Il capitolo centrale si apre con l’atrofia altomedievale e si conclude significativamente con la «serrata» (1291-1350), termine che Abulafia mutua dalla storia veneziana e che in realtà allude a tutto il periodo compreso fra la caduta di Acri e la Peste Nera. Il riferimento a Venezia indica la centralità di questa città per la storia del Mediterraneo, soprattutto nella sua parte orientale, come si evince anche dalla bella sintesi di Giorgio Ravegnani, Il doge di Venezia (il Mulino, 2013, 196 pp., 13,50 euro), che attraverso l’istituzione leader della città adriatica ripercorre la storia di tutta una civiltà urbana e marittima, partendo dalle origini per arrivare fino all’ultimo doge di Venezia, Lodovico Manin, morto nel 1802.

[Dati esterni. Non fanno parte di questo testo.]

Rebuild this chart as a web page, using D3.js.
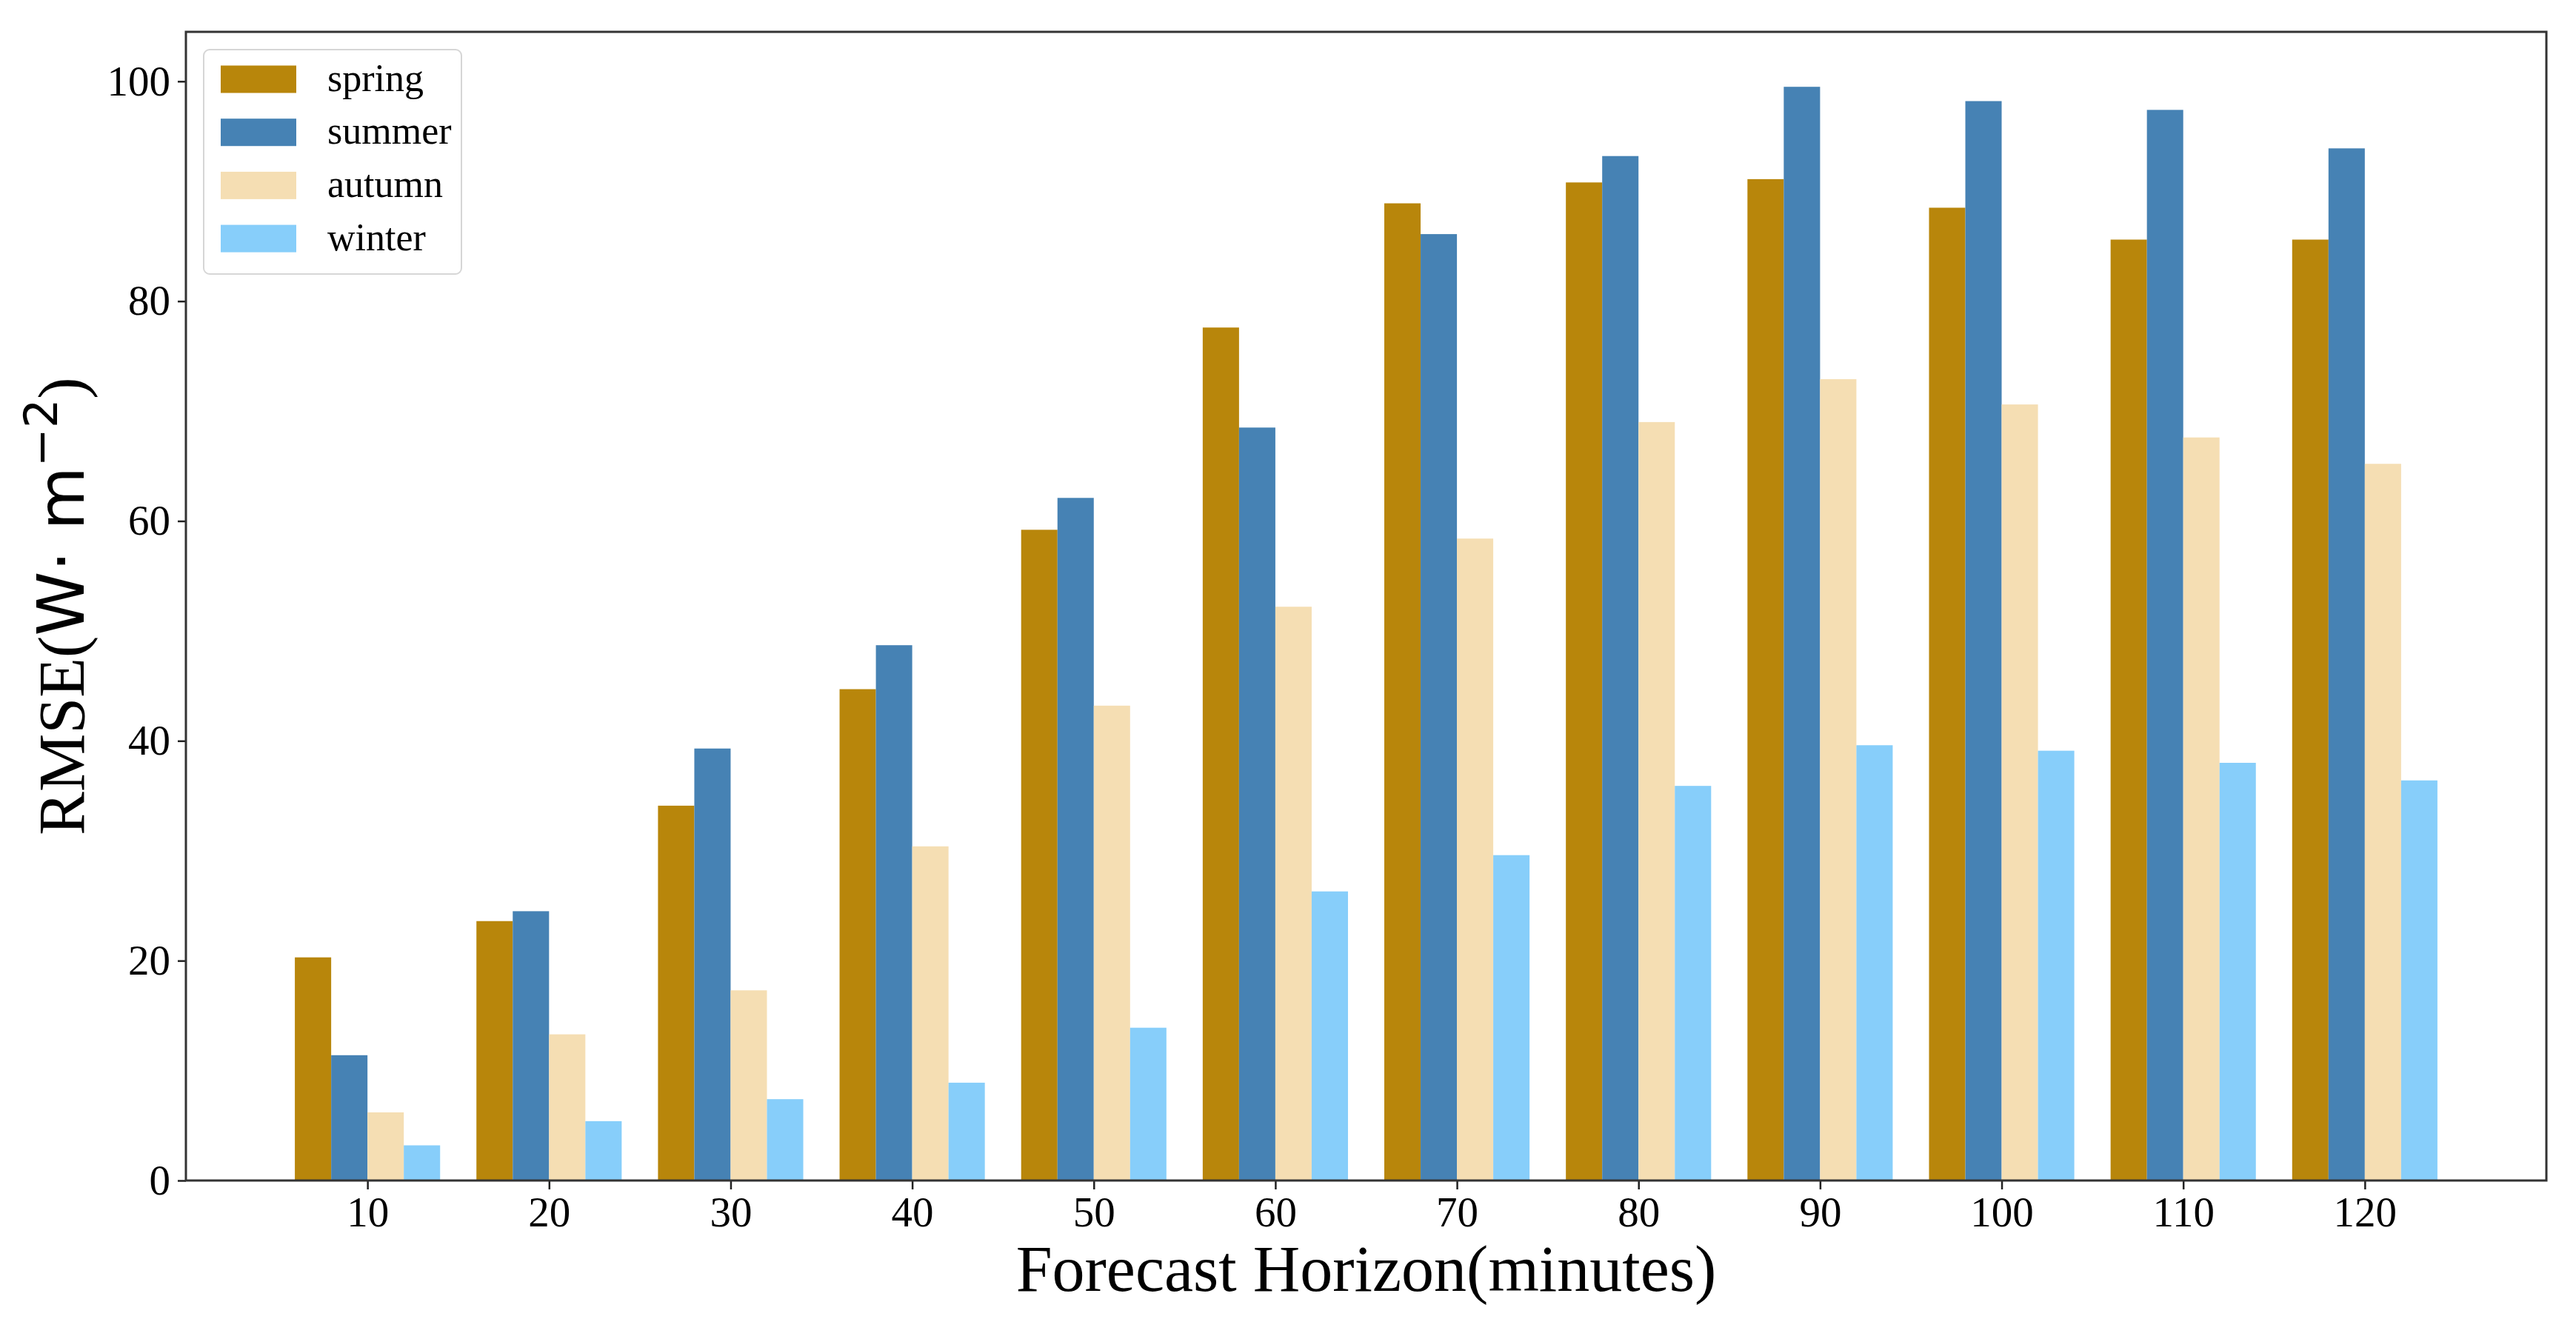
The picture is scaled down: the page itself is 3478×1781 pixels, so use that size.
<!DOCTYPE html>
<html>
<head>
<meta charset="utf-8">
<script src="https://cdn.jsdelivr.net/npm/d3@7/dist/d3.min.js"></script>
<style>
  body { margin: 0; background: #fff; }
  text { font-family: "Liberation Serif", "Times New Roman", serif; fill: #000; }
</style>
</head>
<body>
<div id="chart"></div>
<script>
// forecast horizons (minutes)
var horizons = [10, 20, 30, 40, 50, 60, 70, 80, 90, 100, 110, 120];
var seasons = ["spring", "summer", "autumn", "winter"];
var colors = ["#B8860B", "#4682B4", "#F5DEB3", "#87CEFA"];

var spring = [20.3, 23.6, 34.1, 44.7, 59.2, 77.6, 88.9, 90.8, 91.1, 88.5, 85.6, 85.6];
var summer = [11.4, 24.5, 39.3, 48.7, 62.1, 68.5, 86.1, 93.2, 99.5, 98.2, 97.4, 93.9];
var autumn = [6.2, 13.3, 17.3, 30.4, 43.2, 52.2, 58.4, 69.0, 72.9, 70.6, 67.6, 65.2];
var winter = [3.2, 5.4, 7.4, 8.9, 13.9, 26.3, 29.6, 35.9, 39.6, 39.1, 38.0, 36.4];
var yTicks = [0, 20, 40, 60, 80, 100];

var series = [spring, summer, autumn, winter];

var width = 3478, height = 1781;
var margin = {left: 251, right: 40, top: 43, bottom: 187};

var svg = d3.select("#chart").append("svg")
    .attr("width", width)
    .attr("height", height);

var x = d3.scaleLinear()
    .domain([-1, horizons.length])
    .range([margin.left, width - margin.right]);
var y = d3.scaleLinear()
    .domain([0, 104.5])
    .range([height - margin.bottom, margin.top]);

var barW = x(0.2) - x(0);

// bars
series.forEach(function(vals, s) {
    svg.append("g")
        .selectAll("rect")
        .data(vals)
        .enter()
        .append("rect")
        .attr("x", function(d, i) { return x(i - 0.4 + 0.2 * s); })
        .attr("y", function(d) { return y(d); })
        .attr("width", barW)
        .attr("height", function(d) { return y(0) - y(d); })
        .attr("fill", colors[s]);
});

// axes
var xAxis = d3.axisBottom(x)
    .tickValues(d3.range(horizons.length))
    .tickFormat(function(i) { return horizons[i]; })
    .tickSize(12)
    .tickPadding(10);
var yAxis = d3.axisLeft(y)
    .tickValues(yTicks)
    .tickSize(11)
    .tickPadding(10);

var gx = svg.append("g")
    .attr("transform", "translate(0," + y(0) + ")")
    .call(xAxis);
var gy = svg.append("g")
    .attr("transform", "translate(" + x(-1) + ",0)")
    .call(yAxis);

[gx, gy].forEach(function(g) {
    g.select(".domain").remove();
    g.selectAll(".tick line").attr("stroke", "#222").attr("stroke-width", 2.5);
    g.selectAll(".tick text")
        .style("font-family", "'Liberation Serif', 'Times New Roman', serif")
        .style("font-size", "57px");
});

// frame
svg.append("rect")
    .attr("x", x(-1))
    .attr("y", y(104.5))
    .attr("width", x(horizons.length) - x(-1))
    .attr("height", y(0) - y(104.5))
    .attr("fill", "none")
    .attr("stroke", "#333")
    .attr("stroke-width", 3);

// axis labels
svg.append("text")
    .attr("x", (x(-1) + x(horizons.length)) / 2)
    .attr("y", 1743)
    .attr("text-anchor", "middle")
    .style("font-size", "88px")
    .text("Forecast Horizon(minutes)");

var yl = svg.append("text")
    .attr("transform", "translate(113," + ((y(0) + y(104.5)) / 2) + ") rotate(-90)")
    .attr("text-anchor", "middle")
    .style("font-size", "88px");
yl.append("tspan").text("RMSE(");
yl.append("tspan").style("font-family", "'DejaVu Sans', sans-serif").text("W\u00B7 m");
yl.append("tspan").style("font-family", "'DejaVu Sans', sans-serif")
    .style("font-size", "62px").attr("dy", -36).text("\u22122");
yl.append("tspan").attr("dy", 36).text(")");

// legend
var lg = svg.append("g");
lg.append("rect")
    .attr("x", 275).attr("y", 67)
    .attr("width", 348).attr("height", 303)
    .attr("rx", 8)
    .attr("fill", "#fff")
    .attr("fill-opacity", 0.8)
    .attr("stroke", "#d6d6d6")
    .attr("stroke-width", 2);

var items = lg.selectAll("g.item")
    .data(seasons)
    .enter()
    .append("g")
    .attr("transform", function(d, i) { return "translate(0," + (107 + i * 71.7) + ")"; });
items.append("rect")
    .attr("x", 298).attr("y", -18.5)
    .attr("width", 102).attr("height", 37)
    .attr("fill", function(d, i) { return colors[i]; });
items.append("text")
    .attr("x", 442)
    .attr("dy", "0.3em")
    .style("font-size", "52px")
    .text(function(d) { return d; });
</script>
</body>
</html>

È interessante notare come Abulafia non sembri dare all’avanzata ottomana e alla conquista di Costantinopoli del 1453 il significato di una cesura nella storia del Mediterraneo. Lo fu forse più nella dinamica politica interna all’Occidente, per quanto si evince da Le crociate dopo le crociate di Marco Pellegrini (il Mulino, 2013, pp. 384, 25 euro), un testo che analizza il periodo Da Nicopoli a Belgrado (1396-1456), come recita il sottotitolo. Si tratta di una fase tardiva del movimento crociato, ovviamente legato all’espansione degli Ottomani nel Mediterraneo orientale e nei Balcani, alla quale in tempi recenti si tende a prestare maggiore attenzione che nel passato. Tuttavia, anche se questa fase presenta caratteri distintivi rispetto a quella delle cosiddette crociate del pieno medioevo, una storia sulla lunga durata, qual è quella di Abulafia, aiuta a collocare l’ascesa ottomana nella dinamica più adeguata rispetto a quanto non sembri fare Pellegrini, che resta invece ancorato all’idea di una contrapposizione fra Cristianità e Islam ottomano: politica se non sempre e non soltanto religiosa.

Lì dove invece Abulafia, nel succedersi delle civiltà che hanno popolato le acque e le sponde del Mediterraneo, riesce a collocare la presenza turca nell’economia complessiva dello scenario tardo-medievale e primo-moderno, non come un corpo estraneo, ma quale nuova pedina nello scacchiere euromediterraneo, e dunque in continua interazione con le città italiane e le potenze europee.